Extract only the lines running from the top of the entries to the line that holds "const yTicks = [0, 50, 100, 150, 200, 250];". Include that line and omit the pictures.

>> Start Available records

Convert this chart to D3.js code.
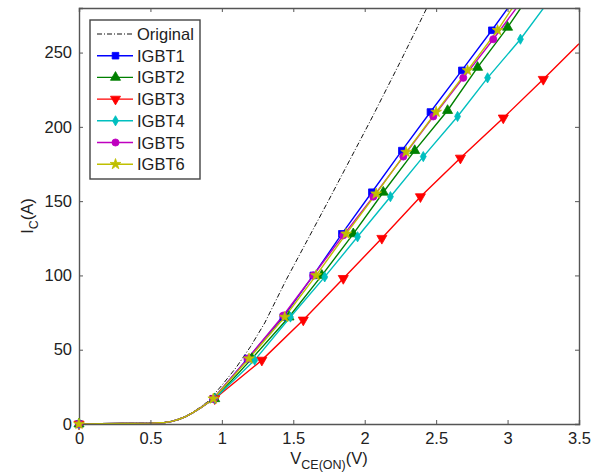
<!DOCTYPE html>
<html>
<head>
<meta charset="utf-8">
<script src="https://cdn.jsdelivr.net/npm/d3@7"></script>
<style>
  body { margin: 0; background: #fff; }
  text { font-family: "Liberation Sans", Arial, sans-serif; fill: #222; }
</style>
</head>
<body>
<svg id="chart" width="602" height="474"></svg>
<script>
// axis ticks
const xTicks = [0, 0.5, 1, 1.5, 2, 2.5, 3, 3.5];
const yTicks = [0, 50, 100, 150, 200, 250];

// knee region (shared shape below ~0.94 V)
const kneeV = [0, 0.3, 0.5, 0.6, 0.65, 0.7, 0.75, 0.8, 0.85, 0.9];
const kneeI = [0, 0.4, 0.6, 1, 1.8, 3.2, 5.2, 7.8, 10.8, 14.2];

// original curve (no markers)
const origV = [0, 0.3, 0.5, 0.6, 0.7, 0.8, 0.9, 1.0, 1.1, 1.2, 1.3, 1.45, 1.75, 2.05, 2.25, 2.45];
const origI = [0, 0.4, 0.6, 1, 3, 8, 15, 26, 38, 52, 68, 97, 151, 206, 244, 283];

// marker points for each device, plus the last point where the curve leaves the box
const igbt1V = [0, 0.94, 1.18, 1.43, 1.64, 1.84, 2.05, 2.26, 2.46, 2.68, 2.89];
const igbt1I = [0, 17, 44, 72, 100, 128, 156, 184, 210, 238, 265];
const igbt1End = [3.01, 281];

const igbt2V = [0, 0.95, 1.21, 1.47, 1.70, 1.92, 2.13, 2.35, 2.58, 2.79, 3.0];
const igbt2I = [0, 17, 44, 72, 100, 128, 156, 184, 211, 240, 267];
const igbt2End = [3.10, 281];

const igbt3V = [0, 0.95, 1.28, 1.57, 1.85, 2.12, 2.39, 2.67, 2.97, 3.25];
const igbt3I = [0, 17, 43, 70, 98, 125, 153, 179, 206, 232];
const igbt3End = [3.5, 256];

const igbt4V = [0, 0.95, 1.23, 1.48, 1.72, 1.95, 2.18, 2.41, 2.65, 2.86, 3.09];
const igbt4I = [0, 17, 43, 72, 99, 126, 153, 180, 207, 233, 259];
const igbt4End = [3.26, 281];

const igbt5V = [0, 0.94, 1.18, 1.43, 1.64, 1.85, 2.06, 2.27, 2.48, 2.69, 2.90];
const igbt5I = [0, 17, 44, 73, 100, 127, 153, 180, 207, 233, 259];
const igbt5End = [3.07, 281];

const igbt6V = [0, 0.94, 1.19, 1.44, 1.66, 1.87, 2.08, 2.29, 2.50, 2.72, 2.93];
const igbt6I = [0, 17, 44, 72, 100, 128, 155, 183, 210, 238, 265];
const igbt6End = [3.04, 281];

const names = ["IGBT1", "IGBT2", "IGBT3", "IGBT4", "IGBT5", "IGBT6"];
const colors = ["#0000ff", "#008000", "#ff0000", "#00bfbf", "#bf00bf", "#bfbf00"];
const symbols = [d3.symbolSquare, d3.symbolTriangle, "down", d3.symbolDiamond, d3.symbolCircle, d3.symbolStar];
const symbolSizes = [44, 44, 44, 30, 40, 36];

const series = [
  [igbt1V, igbt1I, igbt1End],
  [igbt2V, igbt2I, igbt2End],
  [igbt3V, igbt3I, igbt3End],
  [igbt4V, igbt4I, igbt4End],
  [igbt5V, igbt5I, igbt5End],
  [igbt6V, igbt6I, igbt6End]
].map(function(s, k) {
  const marks = s[0].map((v, i) => [v, s[1][i]]);
  const knee = kneeV.slice(1).map((v, i) => [v, kneeI[i + 1]]);
  const line = [[0, 0]].concat(knee, marks.slice(1), [s[2]]);
  return { name: names[k], color: colors[k], marks: marks, line: line, k: k };
});

const margin = { left: 79, right: 23, top: 8, bottom: 50 };
const width = 602 - margin.left - margin.right;
const height = 474 - margin.top - margin.bottom;

const svg = d3.select("svg#chart");
const plot = svg.append("g").attr("transform", translate(margin.left, margin.top));

const x = d3.scaleLinear().domain([0, 3.5]).range([0, width]);
const y = d3.scaleLinear().domain([0, 280]).range([height, 0]);

svg.append("defs").append("clipPath").attr("id", "clip")
  .append("rect").attr("width", width).attr("height", height);

const line = d3.line().x(d => x(d[0])).y(d => y(d[1]));

// curves
const curves = plot.append("g").attr("clip-path", "url(#clip)");
const marks = plot.append("g");

curves.append("path")
  .datum(origV.map((v, i) => [v, origI[i]]))
  .attr("d", line)
  .attr("fill", "none")
  .attr("stroke", "#111")
  .attr("stroke-width", 1)
  .attr("stroke-dasharray", "5,2,1,2");

function markerPath(k) {
  if (symbols[k] === "down") {
    return d3.symbol().type(d3.symbolTriangle).size(symbolSizes[k])();
  }
  return d3.symbol().type(symbols[k]).size(symbolSizes[k])();
}

series.forEach(function(s) {
  curves.append("path")
    .datum(s.line)
    .attr("d", line)
    .attr("fill", "none")
    .attr("stroke", s.color)
    .attr("stroke-width", 1.4);
});

series.forEach(function(s) {
  marks.selectAll(null)
    .data(s.marks)
    .enter()
    .append("path")
    .attr("d", markerPath(s.k))
    .attr("transform", d => translate(x(d[0]), y(d[1])) + (symbols[s.k] === "down" ? " rotate(180)" : ""))
    .attr("fill", s.color)
    .attr("stroke", s.color)
    .attr("stroke-width", 0.8);
});

// axes box with inward ticks
const axisColor = "#555";
const bottomAxis = d3.axisBottom(x).tickValues(xTicks).tickSize(-4).tickPadding(8).tickFormat(d3.format("~g"));
const leftAxis = d3.axisLeft(y).tickValues(yTicks).tickSize(-4).tickPadding(7);
const topAxis = d3.axisTop(x).tickValues(xTicks).tickSize(-4).tickFormat("");
const rightAxis = d3.axisRight(y).tickValues(yTicks).tickSize(-4).tickFormat("");

const gx = plot.append("g").attr("transform", translate(0, height)).call(bottomAxis);
const gy = plot.append("g").call(leftAxis);
const gt = plot.append("g").call(topAxis);
const gr = plot.append("g").attr("transform", translate(width, 0)).call(rightAxis);

[gx, gy, gt, gr].forEach(function(g) {
  g.select(".domain").attr("stroke", axisColor).attr("stroke-width", 1.4);
  g.selectAll(".tick line").attr("stroke", axisColor).attr("stroke-width", 1);
  g.selectAll(".tick text")
    .attr("font-family", "Liberation Sans, Arial, sans-serif")
    .attr("font-size", 16.5)
    .attr("fill", "#222");
});
marks.raise();

// axis labels
const xl = svg.append("text")
  .attr("x", margin.left + width / 2)
  .attr("y", 464)
  .attr("text-anchor", "middle")
  .attr("font-size", 16.5);
xl.append("tspan").text("V");
xl.append("tspan").attr("font-size", 12.5).attr("dy", 5).text("CE(ON)");
xl.append("tspan").attr("dy", -5).text("(V)");

const yl = svg.append("text")
  .attr("transform", translate(33, margin.top + height / 2) + " rotate(-90)")
  .attr("text-anchor", "middle")
  .attr("font-size", 16.5);
yl.append("tspan").text("I");
yl.append("tspan").attr("font-size", 12.5).attr("dy", 5).text("C");
yl.append("tspan").attr("dy", -5).text("(A)");

// legend
const legend = svg.append("g").attr("transform", translate(90, 20));
legend.append("rect")
  .attr("width", 110).attr("height", 159)
  .attr("fill", "#fff")
  .attr("stroke", "#444")
  .attr("stroke-width", 1.4);

const entries = [{ name: "Original", color: "#111", k: -1 }].concat(series);
const rows = legend.selectAll("g.row")
  .data(entries)
  .enter()
  .append("g")
  .attr("class", "row")
  .attr("transform", (d, i) => translate(0, 14 + i * 21.7));

rows.append("line")
  .attr("x1", 7).attr("x2", 43)
  .attr("stroke", d => d.color)
  .attr("stroke-width", d => d.k < 0 ? 1 : 1.4)
  .attr("stroke-dasharray", d => d.k < 0 ? "5,2,1,2" : null);

rows.filter(d => d.k >= 0).append("path")
  .attr("d", d => markerPath(d.k))
  .attr("transform", d => translate(25.5, 0) + (symbols[d.k] === "down" ? " rotate(180)" : ""))
  .attr("fill", d => d.color)
  .attr("stroke", d => d.color)
  .attr("stroke-width", 0.8);

rows.append("text")
  .attr("x", 47)
  .attr("y", 6)
  .attr("font-size", 16.5)
  .text(d => d.name);

function translate(x, y) {
  return "translate(" + String(x) + "," + String(y) + ")";
}
</script>
</body>
</html>
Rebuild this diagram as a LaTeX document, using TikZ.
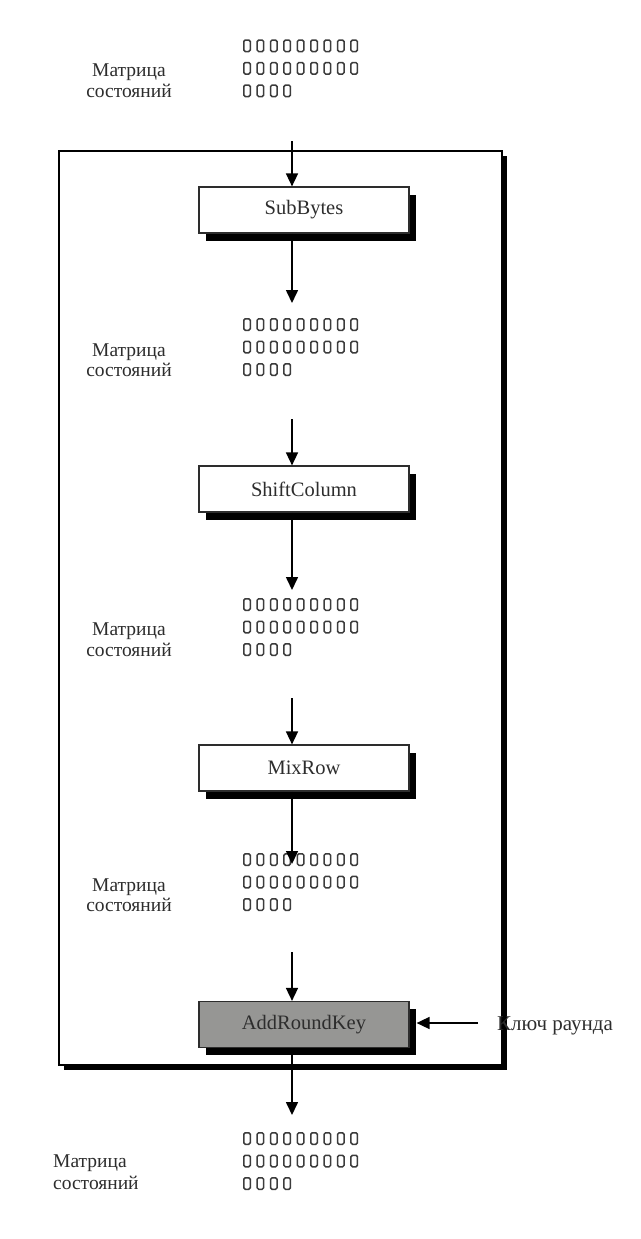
\documentclass[tikz,border=0pt]{standalone}
\usepackage{fontspec}
\setmainfont{Liberation Serif}
\usetikzlibrary{arrows.meta,shadows}
\definecolor{ink}{RGB}{45,45,45}
\definecolor{keyfill}{RGB}{150,150,148}
\definecolor{sqc}{RGB}{60,60,60}
\tikzset{
  procbox/.style={draw=ink, line width=1.2pt, fill=white, minimum width=210pt,
    minimum height=46pt, inner sep=0pt, font=\fontsize{20.5}{24}\selectfont, text=ink,
    drop shadow={shadow xshift=7pt, shadow yshift=-7.5pt, opacity=1, fill=black}},
  keybox/.style={procbox, fill=keyfill},
  framebox/.style={draw=black, line width=1.3pt, fill=white, inner sep=0pt,
    drop shadow={shadow xshift=4.5pt, shadow yshift=-4.5pt, opacity=1, fill=black}},
  lbl/.style={font=\fontsize{19.5}{22}\selectfont, text=ink, inner sep=0pt},
  arr/.style={-{Triangle[length=13pt,width=12pt]}, line width=1.6pt, draw=black},
  sq/.style={draw=sqc, line width=1.5pt, rounded corners=1.5pt},
  statemat/.pic={
    \foreach \c in {0,...,8}{\foreach \r in {0,1}{
      \draw[sq] (\c*13.4+0.75, \r*22.5+0.75) rectangle ++(6.5,11.5);}}
    \foreach \c in {0,...,3}{
      \draw[sq] (\c*13.4+0.75, 45.75) rectangle ++(6.5,11.5);}
  }
}
\begin{document}
\begin{tikzpicture}[x=1pt,y=-1pt]
\useasboundingbox (0,0) rectangle (640,1239);
\fill[white] (0,0) rectangle (640,1239);

% outer frame
\node[framebox, minimum width=443pt, minimum height=914pt] (frame) at (280.5,608) {};

% state matrices
\pic at (243,39.3) {statemat};
\pic at (243,318) {statemat};
\pic at (243,598) {statemat};
\pic at (243,853) {statemat};
\pic at (243,1132) {statemat};

% labels
\node[lbl, anchor=base] (l1a) at (129,77) {Матрица};
\node[lbl, anchor=base] (l1b) at (129,97) {состояний};
\node[lbl, anchor=base] (l2a) at (129,356) {Матрица};
\node[lbl, anchor=base] (l2b) at (129,376) {состояний};
\node[lbl, anchor=base] (l3a) at (129,635) {Матрица};
\node[lbl, anchor=base] (l3b) at (129,656) {состояний};
\node[lbl, anchor=base] (l4a) at (129,891) {Матрица};
\node[lbl, anchor=base] (l4b) at (129,911) {состояний};
\node[lbl, anchor=base west] (l5a) at (53,1167) {Матрица};
\node[lbl, anchor=base west] (l5b) at (53,1189) {состояний};

% process boxes
\node[procbox] (sb) at (304,210) {SubBytes};
\node[procbox] (sc) at (304,489) {ShiftColumn};
\node[procbox] (mr) at (304,768) {MixRow};
\node[keybox] (ark) at (304,1024.5) {AddRoundKey};

% key label
\node[lbl, font=\fontsize{21}{24}\selectfont, anchor=base west] (key) at (497,1030) {Ключ раунда};

% free ends
\coordinate (a1) at (292,141);
\coordinate (a2) at (292,303);
\coordinate (a3) at (292,419);
\coordinate (a4) at (292,590);
\coordinate (a5) at (292,698);
\coordinate (a6) at (292,864);
\coordinate (a7) at (292,952);
\coordinate (a8) at (292,1115);
\coordinate (ka) at (478,1023);

% connectors
\draw[arr] (a1) -- (a1 |- sb.north);
\draw[arr] (a1 |- sb.south) -- (a2);
\draw[arr] (a3) -- (a3 |- sc.north);
\draw[arr] (a3 |- sc.south) -- (a4);
\draw[arr] (a5) -- (a5 |- mr.north);
\draw[arr] (a5 |- mr.south) -- (a6);
\draw[arr] (a7) -- (a7 |- ark.north);
\draw[arr] (a7 |- ark.south) -- (a8);
\draw[arr] (ka) -- ([xshift=7pt]ark.east |- ka);
\end{tikzpicture}
\end{document}
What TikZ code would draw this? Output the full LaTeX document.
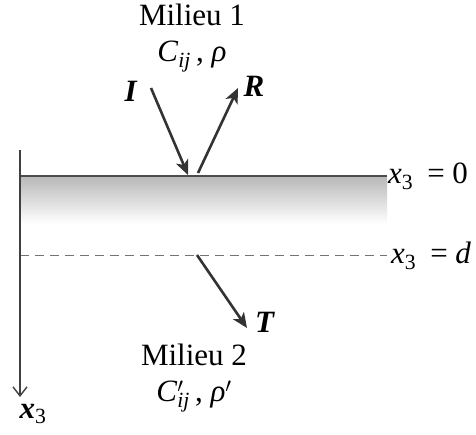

>> End Available records

Answer for this exercise:
Convert this chart to D3.js code.
<!DOCTYPE html>
<html>
<head>
<meta charset="utf-8">
<script src="https://cdn.jsdelivr.net/npm/d3@7"></script>
<style>
  body { margin: 0; background: #fff; }
  text { font-family: "Liberation Sans", Arial, sans-serif; fill: #222; }
</style>
</head>
<body>
<svg id="chart" width="602" height="474"></svg>
<script>
// axis ticks
const xTicks = [0, 0.5, 1, 1.5, 2, 2.5, 3, 3.5];
const yTicks = [0, 50, 100, 150, 200, 250];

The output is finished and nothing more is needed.